そしてライコネンはタイヤが厳しくなり21周目にタイヤ交換する。ハミルトンとの差は18秒。ハミルトンはタイヤ交換したらライコネンの2秒後方で戻れる。交換後のタイヤがライコネンより若いことを考えれば悪くない状況だ。
 
だがメルセデスはなかなかハミルトンをタイヤ交換に戻さない。この時メルセデスはVSCかSCが入る時を待っていた。そうすればライコネンの後ろではなく前で戻れることになるからだ。だがメルセデスがタイヤ交換を躊躇うもう一つの理由があった。
 
それは金曜日雨でロングランテストができなかったこと、日曜日の朝にタイヤ空気圧を上げるように指示されて、タイヤの寿命が予想できなくなってこと、ホイールリムを旧型に戻しことによりタイヤの温度管理に苦しんでいたこと、そして日曜日が晴れて路面温度が上がっていたことが複雑に絡み合い、メルセデスはできるだけハミルトンのタイヤ交換時期を後ろに延ばしたかった。
 
その証拠にその後、ハミルトンの前に周回遅れのマシンがいることがわかっていながら、彼らはタイヤ交換せずにそのまま走らせ続けた。
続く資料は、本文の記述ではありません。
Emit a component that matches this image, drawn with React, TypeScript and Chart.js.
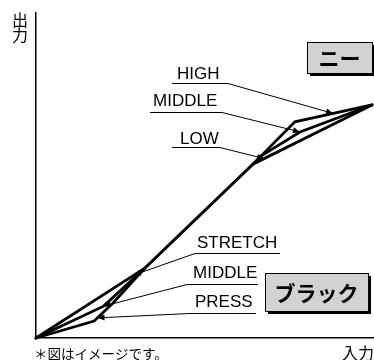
import React, { useEffect, useRef } from "react";
import { Chart, registerables } from "chart.js";

Chart.register(...registerables);

// ---- data (input → output, 0..100 both ways) ----
const stretchX = [0, 32.2];
const stretchY = [0, 21.5];
const blackMiddleX = [0, 20, 32.2];
const blackMiddleY = [0, 9.8, 21.5];
const pressX = [0, 17.2, 22.8, 32.2];
const pressY = [0, 5.2, 10.8, 21.5];
const linearX = [32.2, 64.2];
const linearY = [21.5, 53.5];
const lowX = [64.2, 99.4];
const lowY = [53.5, 71.7];
const kneeMiddleX = [64.2, 67, 78.1, 99.4];
const kneeMiddleY = [53.5, 56.3, 63.4, 71.7];
const highX = [64.2, 76.6, 99.4];
const highY = [53.5, 66.5, 71.7];

// labels and where their arrows point (data units)
const labelNames = ["HIGH", "MIDDLE", "LOW", "STRETCH", "MIDDLE", "PRESS"];
const labelTipX = [87.9, 78.1, 67.5, 29.0, 20.0, 18.2];
const labelTipY = [69.1, 63.4, 55.2, 19.4, 9.8, 6.2];

const kneeBoxText = "ニー";
const blackBoxText = "ブラック";
const yTitle = ["出", "力"];
const xTitle = "入力";
const noteText = "＊図はイメージです。";

// layout of label text (pixels)
const labelLayout = [
  { tx: 177, by: 79, u0: 172, u1: 228, uy: 83.5, side: "right" },
  { tx: 153, by: 106, u0: 150, u1: 222, uy: 112.5, side: "right" },
  { tx: 180, by: 144, u0: 172, u1: 220, uy: 147.5, side: "right" },
  { tx: 197, by: 248, u0: 195, u1: 280, uy: 253.5, side: "left" },
  { tx: 193, by: 278, u0: 187, u1: 258, uy: 284.5, side: "left" },
  { tx: 195, by: 307, u0: 190, u1: 256, uy: 313.5, side: "left" },
];

const toPts = (xs: number[], ys: number[]) => xs.map((x, i) => ({ x, y: ys[i] }));

const overlay = {
  id: "overlay",
  afterDraw(chart: any) {
    const { ctx, scales } = chart;
    const xs = scales.x;
    const ys = scales.y;
    ctx.save();
    ctx.fillStyle = "#000";
    ctx.strokeStyle = "#000";

    // callout labels
    labelNames.forEach((name, i) => {
      const l = labelLayout[i];
      const tx = xs.getPixelForValue(labelTipX[i]);
      const ty = ys.getPixelForValue(labelTipY[i]);
      ctx.font = '17px "Liberation Sans", Arial, sans-serif';
      ctx.textAlign = "left";
      ctx.textBaseline = "alphabetic";
      ctx.fillText(name, l.tx, l.by);
      ctx.lineWidth = 1;
      ctx.beginPath();
      let sx: number;
      if (l.side === "right") {
        ctx.moveTo(l.u0, l.uy);
        ctx.lineTo(l.u1, l.uy);
        sx = l.u1;
      } else {
        ctx.moveTo(l.u1, l.uy);
        ctx.lineTo(l.u0, l.uy);
        sx = l.u0;
      }
      ctx.lineTo(tx, ty);
      ctx.stroke();
      // arrow head
      const ang = Math.atan2(ty - l.uy, tx - sx);
      const len = 7;
      const hw = 3;
      const bx = tx - Math.cos(ang) * len;
      const by = ty - Math.sin(ang) * len;
      ctx.beginPath();
      ctx.moveTo(tx, ty);
      ctx.lineTo(bx + Math.sin(ang) * hw, by - Math.cos(ang) * hw);
      ctx.lineTo(bx - Math.sin(ang) * hw, by + Math.cos(ang) * hw);
      ctx.closePath();
      ctx.fill();
    });

    // boxes
    const box = (x: number, y: number, w: number, h: number, text: string) => {
      ctx.fillStyle = "#000";
      ctx.fillRect(x + 3, y + 3, w, h);
      ctx.fillStyle = "#d2d2d2";
      ctx.fillRect(x, y, w, h);
      ctx.lineWidth = 1;
      ctx.strokeStyle = "#000";
      ctx.strokeRect(x + 0.5, y + 0.5, w, h);
      ctx.fillStyle = "#000";
      ctx.font = 'bold 21px "Noto Sans CJK JP", sans-serif';
      ctx.textAlign = "center";
      ctx.textBaseline = "middle";
      ctx.fillText(text, x + w / 2, y + h / 2 + 1);
    };
    box(307, 42, 65, 31, kneeBoxText);
    box(265, 273, 103, 38, blackBoxText);

    // axis titles
    ctx.fillStyle = "#000";
    ctx.font = '16px "Noto Sans CJK JP", sans-serif';
    ctx.textAlign = "center";
    ctx.textBaseline = "middle";
    ctx.fillText(yTitle[0], 20, 20);
    ctx.fillText(yTitle[1], 20, 35);
    ctx.textAlign = "right";
    ctx.fillText(xTitle, 374, 353);
    ctx.font = '13.5px "Noto Sans CJK JP", sans-serif';
    ctx.textAlign = "left";
    ctx.fillText(noteText, 34, 354);
    ctx.restore();
  },
};

export default function App() {
  const ref = useRef<HTMLCanvasElement>(null);
  useEffect(() => {
    if (!ref.current) return;
    const ds = (xs: number[], ys: number[]) => ({
      data: toPts(xs, ys),
      showLine: true,
      borderColor: "#000",
      borderWidth: 2.8,
      pointRadius: 0,
      tension: 0,
      fill: false,
      clip: false as any,
      borderCapStyle: "round" as const,
    });
    const chart = new Chart(ref.current, {
      type: "scatter",
      data: {
        datasets: [
          ds(stretchX, stretchY),
          ds(blackMiddleX, blackMiddleY),
          ds(pressX, pressY),
          ds(linearX, linearY),
          ds(lowX, lowY),
          ds(kneeMiddleX, kneeMiddleY),
          ds(highX, highY),
        ],
      },
      options: {
        responsive: false,
        animation: false,
        layout: { padding: { left: 36, top: 13, right: 0, bottom: 22 } },
        plugins: { legend: { display: false }, tooltip: { enabled: false } },
        scales: {
          x: {
            type: "linear",
            min: 0,
            max: 100,
            ticks: { display: false },
            grid: { display: false, drawTicks: false },
            border: { display: true, color: "#000", width: 1.5 },
          },
          y: {
            type: "linear",
            min: 0,
            max: 100,
            ticks: { display: false },
            grid: { display: false, drawTicks: false },
            border: { display: true, color: "#000", width: 1.5 },
          },
        },
      },
      plugins: [overlay],
    });
    return () => chart.destroy();
  }, []);
  return (
    <div style={{ position: "absolute", left: 0, top: 0, width: 374, height: 360, background: "#fff" }}>
      <canvas ref={ref} width={374} height={360} />
    </div>
  );
}
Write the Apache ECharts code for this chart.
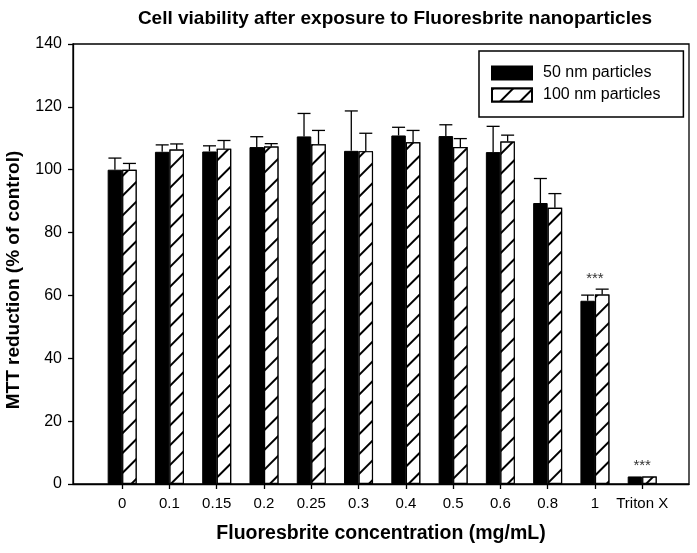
<!DOCTYPE html>
<html>
<head>
<meta charset="utf-8">
<script src="https://cdn.jsdelivr.net/npm/echarts@6/dist/echarts.min.js"></script>
<style>
  html, body { margin: 0; padding: 0; background: #fff; }
  #chart { width: 697px; height: 553px; }
</style>
</head>
<body>
<div id="chart"></div>
<script>
// concentrations on the x axis (mg/mL) + the Triton X control
const concentrations = ['0', '0.1', '0.15', '0.2', '0.25', '0.3', '0.4', '0.5', '0.6', '0.8', '1', 'Triton X'];

// MTT reduction (% of control), mean and upper error
const mean50 = [100.0, 105.7, 105.8, 107.2, 110.6, 106.0, 110.9, 110.7, 105.6, 89.4, 58.3, 2.4];
const err50 = [3.7, 2.2, 1.8, 3.3, 7.3, 12.7, 2.6, 3.6, 8.2, 7.8, 1.8, 0.0];
const mean100 = [100.0, 106.4, 106.7, 107.4, 108.1, 105.9, 108.7, 107.2, 109.0, 87.9, 60.3, 2.4];
const err100 = [2.0, 1.8, 2.6, 0.9, 4.4, 5.7, 3.8, 2.7, 2.0, 4.5, 1.7, 0.0];

// significance marks above each pair
const significance = ['', '', '', '', '', '', '', '', '', '', '***', '***'];

const yTicks = [0, 20, 40, 60, 80, 100, 120, 140];

const FONT = 'Liberation Sans, Arial, Helvetica, sans-serif';
const BAR_W = 14.5;
const CAP_W = 13;

const chart = echarts.init(document.getElementById('chart'), null, { renderer: 'canvas' });

// one-sided (upward) error bars, shifted onto the left or right bar of a pair
function errorBars(side) {
  return function (params, api) {
    const i = api.value(0);
    const base = api.coord([i, api.value(1)]);
    const top = api.coord([i, api.value(1) + api.value(2)]);
    const x = base[0] + side * BAR_W / 2;
    const st = { stroke: '#000', lineWidth: 1.3 };
    if (api.value(2) <= 0) return null;
    return {
      type: 'group',
      children: [
        { type: 'line', shape: { x1: x, y1: base[1], x2: x, y2: top[1] }, style: st },
        { type: 'line', shape: { x1: x - CAP_W / 2, y1: top[1], x2: x + CAP_W / 2, y2: top[1] }, style: st }
      ]
    };
  };
}

const hatch = {
  symbol: 'rect',
  symbolSize: 1,
  color: '#000',
  backgroundColor: '#fff',
  dashArrayX: [1, 0],
  dashArrayY: [1.3, 12],
  rotation: -Math.PI / 4
};

const option = {
  animation: false,
  backgroundColor: '#fff',
  textStyle: { fontFamily: FONT },
  title: {
    text: 'Cell viability after exposure to Fluoresbrite nanoparticles',
    left: 390,
    textAlign: 'center',
    top: 4,
    textStyle: { fontFamily: FONT, fontSize: 19, fontWeight: 'bold', color: '#000' }
  },
  legend: {
    data: ['50 nm particles', '100 nm particles'],
    orient: 'vertical',
    left: 479,
    top: 51,
    icon: 'rect',
    itemWidth: 40,
    itemHeight: 13,
    itemGap: 6,
    padding: [14, 23, 14, 12],
    borderColor: '#000',
    borderWidth: 1.5,
    textStyle: { fontFamily: FONT, fontSize: 16, color: '#000', padding: [0, 0, 0, 6] }
  },
  grid: {
    left: 73,
    right: 8,
    top: 44,
    bottom: 69,
    outerBoundsMode: 'none',
    containLabel: false,
    show: true,
    borderColor: '#000',
    borderWidth: 1.3
  },
  xAxis: {
    type: 'value',
    min: -1.04,
    max: 11.99,
    name: 'Fluoresbrite concentration (mg/mL)',
    nameLocation: 'middle',
    nameGap: 40,
    nameTextStyle: { fontFamily: FONT, fontSize: 19.5, fontWeight: 'bold', color: '#000' },
    splitLine: { show: false },
    axisLine: { onZero: false, lineStyle: { color: '#000', width: 1.3 } },
    axisTick: {
      length: 5,
      lineStyle: { color: '#000', width: 1.3 },
      customValues: concentrations.map((c, i) => i)
    },
    axisLabel: {
      customValues: concentrations.map((c, i) => i),
      formatter: v => concentrations[v] ?? '',
      fontFamily: FONT,
      fontSize: 15,
      color: '#000',
      margin: 12
    }
  },
  yAxis: {
    type: 'value',
    min: 0,
    max: 140,
    interval: 20,
    name: 'MTT reduction (% of control)',
    nameLocation: 'middle',
    nameGap: 50,
    nameTextStyle: { fontFamily: FONT, fontSize: 19, fontWeight: 'bold', color: '#000', padding: [0, 32, 0, 0] },
    splitLine: { show: false },
    axisLine: { show: true, onZero: false, lineStyle: { color: '#000', width: 1.3 } },
    axisTick: { show: true, length: 5, lineStyle: { color: '#000', width: 1.3 } },
    axisLabel: {
      customValues: yTicks,
      fontFamily: FONT,
      fontSize: 16,
      color: '#000',
      margin: 11
    }
  },
  series: [
    {
      name: '50 nm particles',
      type: 'bar',
      barWidth: BAR_W,
      barGap: '0%',
      data: mean50.map((v, i) => [i, v]),
      itemStyle: { color: '#000', borderColor: '#000', borderWidth: 1 }
    },
    {
      name: '100 nm particles',
      type: 'bar',
      barWidth: BAR_W,
      barGap: '0%',
      data: mean100.map((v, i) => [i, v]),
      itemStyle: { color: '#fff', borderColor: '#000', borderWidth: 1.2, decal: hatch }
    },
    {
      name: 'err50',
      type: 'custom',
      z: 3,
      renderItem: errorBars(-1),
      encode: { x: 0, y: 1 },
      data: mean50.map((v, i) => [i, v, err50[i]])
    },
    {
      name: 'err100',
      type: 'custom',
      z: 3,
      renderItem: errorBars(1),
      encode: { x: 0, y: 1 },
      data: mean100.map((v, i) => [i, v, err100[i]])
    },
    {
      name: 'sig',
      type: 'custom',
      z: 4,
      encode: { x: 0, y: 1 },
      data: concentrations.map((c, i) => [i, Math.max(mean50[i] + err50[i], mean100[i] + err100[i])]),
      renderItem: function (params, api) {
        const s = significance[params.dataIndex];
        if (!s) return null;
        const p = api.coord([api.value(0), api.value(1)]);
        return {
          type: 'text',
          x: p[0],
          y: p[1] - 3,
          style: { text: s, textAlign: 'center', textVerticalAlign: 'bottom', fontFamily: FONT, fontSize: 15, fill: '#333' }
        };
      }
    }
  ]
};

chart.setOption(option);
</script>
</body>
</html>
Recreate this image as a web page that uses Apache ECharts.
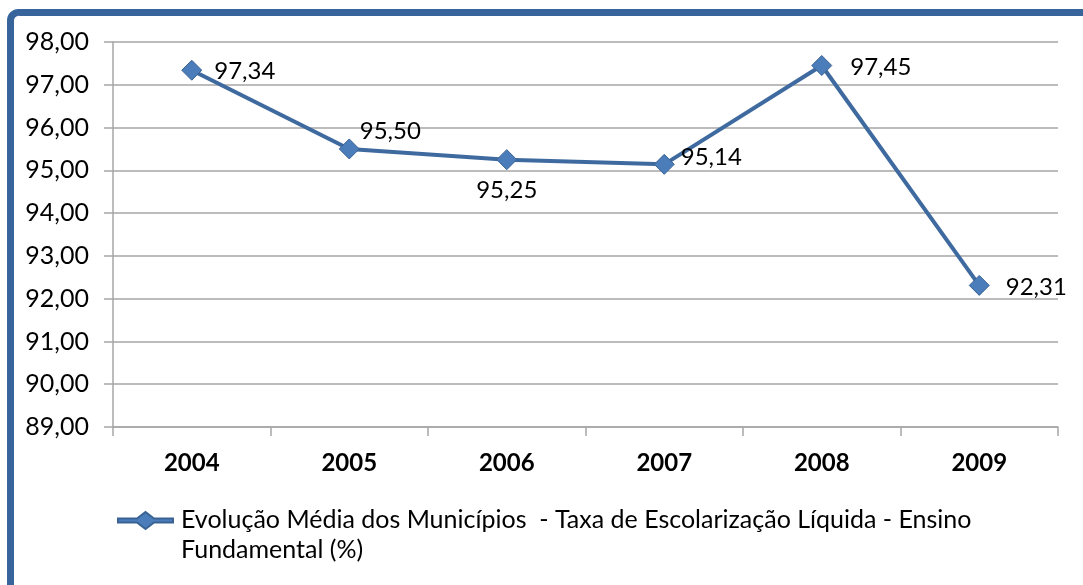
<!DOCTYPE html>
<html>
<head>
<meta charset="utf-8">
<script src="https://cdn.jsdelivr.net/npm/echarts@6/dist/echarts.min.js"></script>
<style>
  html, body { margin: 0; padding: 0; background: #ffffff; }
  #chart { width: 1083px; height: 585px; }
</style>
</head>
<body>
<div id="chart"></div>
<script>
const years = ["2004", "2005", "2006", "2007", "2008", "2009"];
const taxa = [97.34, 95.50, 95.25, 95.14, 97.45, 92.31];
const yTicks = ["89,00", "90,00", "91,00", "92,00", "93,00", "94,00", "95,00", "96,00", "97,00", "98,00"];
const seriesName = "Evolução Média dos Municípios - Taxa de Escolarização Líquida - Ensino Fundamental (%)";

// label placement per point, as in the original spreadsheet chart
const labelPlace = [
  { position: "right", distance: 12, offset: [0, 1] },
  { position: "right", distance: 0, offset: [0, -18] },
  { position: "bottom", distance: 8 },
  { position: "right", distance: 6, offset: [0, -7] },
  { position: "right", distance: 18, offset: [0, 2] },
  { position: "right", distance: 16, offset: [0, 2] },
];

const fmt = (v) => v.toFixed(2).replace(".", ",");
const font = "Lato, 'Open Sans', sans-serif";

// legend icon: line + diamond in the top part, an empty point at y=46 keeps it there
const legendIcon = "path://M0,6.5 L19,6.5 L27.5,0 L36,6.5 L55,6.5 L55,10.5 L36,10.5 L27.5,17 L19,10.5 L0,10.5 Z M0,46 L0,46";

const chart = echarts.init(document.getElementById("chart"), null, { renderer: "canvas" });
chart.setOption({
  backgroundColor: "#ffffff",
  animation: false,
  graphic: [
    {
      type: "rect",
      shape: { x: 10.5, y: 12.5, width: 1300, height: 800, r: 8 },
      style: { fill: "none", stroke: "#36649b", lineWidth: 7 },
      z: 100,
    },
  ],
  grid: { left: 113, right: 25, top: 42, bottom: 158 },
  legend: {
    left: 112,
    top: 500,
    itemWidth: 55,
    itemHeight: 46,
    icon: legendIcon,
    formatter: () => "Evolução Média dos Municípios  - Taxa de Escolarização Líquida - Ensino\nFundamental (%)",
    textStyle: { color: "#000", fontSize: 25, fontFamily: font, lineHeight: 30, padding: [0, 0, 0, 3] },
  },
  xAxis: {
    type: "category",
    data: years,
    boundaryGap: true,
    axisLine: { show: true, lineStyle: { color: "#a6a6a6", width: 1.5 } },
    axisTick: { show: true, length: 9, lineStyle: { color: "#a6a6a6", width: 1.5 } },
    axisLabel: { color: "#000", fontSize: 24, fontWeight: "bold", fontFamily: font, margin: 24 },
  },
  yAxis: {
    type: "value",
    min: 89,
    max: 98,
    interval: 1,
    axisLine: { show: true, lineStyle: { color: "#a6a6a6", width: 1.5 } },
    axisTick: { show: true, length: 9, lineStyle: { color: "#a6a6a6", width: 1.5 } },
    splitLine: { lineStyle: { color: "#a6a6a6", width: 1.5 } },
    axisLabel: {
      color: "#000",
      fontSize: 25,
      fontFamily: font,
      margin: 24,
      formatter: (v) => yTicks[Math.round(v - 89)],
    },
  },
  series: [
    {
      name: seriesName,
      type: "line",
      data: taxa.map((v, i) => ({
        value: v,
        label: Object.assign({ show: true }, labelPlace[i]),
      })),
      lineStyle: { color: "#3e6a9f", width: 4 },
      symbol: "diamond",
      symbolSize: 20,
      itemStyle: { color: "#4a7dba", borderColor: "#3a6393", borderWidth: 1 },
      label: {
        show: true,
        color: "#000",
        fontSize: 24,
        fontFamily: font,
        formatter: (p) => fmt(p.value),
      },
    },
  ],
});
</script>
</body>
</html>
そしてハミルトンは数周で18秒ほどあったライコネンとの差を10秒程度にまで減らしてしまった。
 
ただこのメルセデスの判断を責めることはできない。彼らはここで早めにタイヤ交換し、最後までタイヤが持たずに、順位を大きく落とすことを危惧していた。だから彼らは優勝を目指すよりも確実にベッテルの前でフィニッシュすることを選択したのである。
 
結果的にハミルトンが2回目のタイヤ交換をし、ライコネンの10秒ほど後ろで戻り、再びライコネンの後方に近づいたときにはすでにハミルトンのタイヤは厳しい状況だった。
 
ブレーキに違和感のあったフェルスタッペンがブレーキをミスした際に、ハミルトンはオーバーテイクを仕掛けたが、ここでも彼は冷静だった。相手がフェルスタッペンということもあり、無理に飛び込むことはしなかった。結果的にフェルスタッペンを抜くことができなかったが、今のハミルトンにとってベッテルの前でフィニッシュすることが最重要である事を理解してクルマを走らせていた。成熟したハミルトンを感じさせるレースだった。レースはライコネンが勝利したが、ハミルトンもまた勝利したと言える。
 
ハミルトンとメルセデスが保守的な作戦を選択したことに助けられたは間違いないが、それでもこの日のライコネンの走りは見事だった。
 
いつもレース中でペースが落ちることがあるのだが、この日はコンスタントなペースで走れていた。しかもライコネン一流の走りでタイヤの状況はトップ3の中では一番良かった。これはトップを走っていたことも大きな理由だが、この日のライコネンの走りは見事としか言いようがなかった。
 
一方のベッテルは今回も接触して順位を落としてしまった。この接触も元はといえば、金曜日の赤旗中断中に不必要な加速をしたとして3グリッドダウンのペナルティをもらったことが遠因である。これはピット側もすぐにベッテルに伝えなかったので、彼だけの責任とは言えないが大きな問題になったことは間違いない。
 
そしてオープニングラップでリカルドとの接触。多く順位を落としながら4位になれたのは、今回のフェラーリがどれほどのペースがあったのかを証明している。つまりベッテルがペナルティなくスタートしていれば勝っていたのは、ベッテルだった可能性もあるのである。
 
 
▽9位入賞 トロロッソ・ホンダ
9位に入賞したものの、あまり喜べないレースとなった。予選は調子が良かったが、今の新しいスペックのPUがシーズン最後まで持たないと判断し、比較的オーバーテイクが容易なアメリカGPでペナルティ覚悟で2台ともPU交換を実施した。
 
最新のホンダPUはレースモードでのパワーもルノーを上回っていると噂されており、ギアチェンジ時の共振の問題もほぼ解決された。
 
ただレースではガスリーがオープニングラップでS字で接触したマシンを避ける際に縁石でフロアをヒット。フロアにダメージを負ってしまい、ダウンフォースを大きく失ってしまいペースが上がらず14位にフィニッシュ(その後、ライバルの失格もあり12位)。
 
最後尾スタートのハートレーも前をゆくマシンを抜けずに11位でフィニッシュした。ただオコンとマグヌッセンが失格になったので9位に繰り上がっただけである。
 
マシンのスピードはあるのだが、それがレース結果に表れないのがもどかしい。ただこの日は最後尾からペナルティ絡みとはいえ、入賞できたのだからよしとしなければならないのだろう。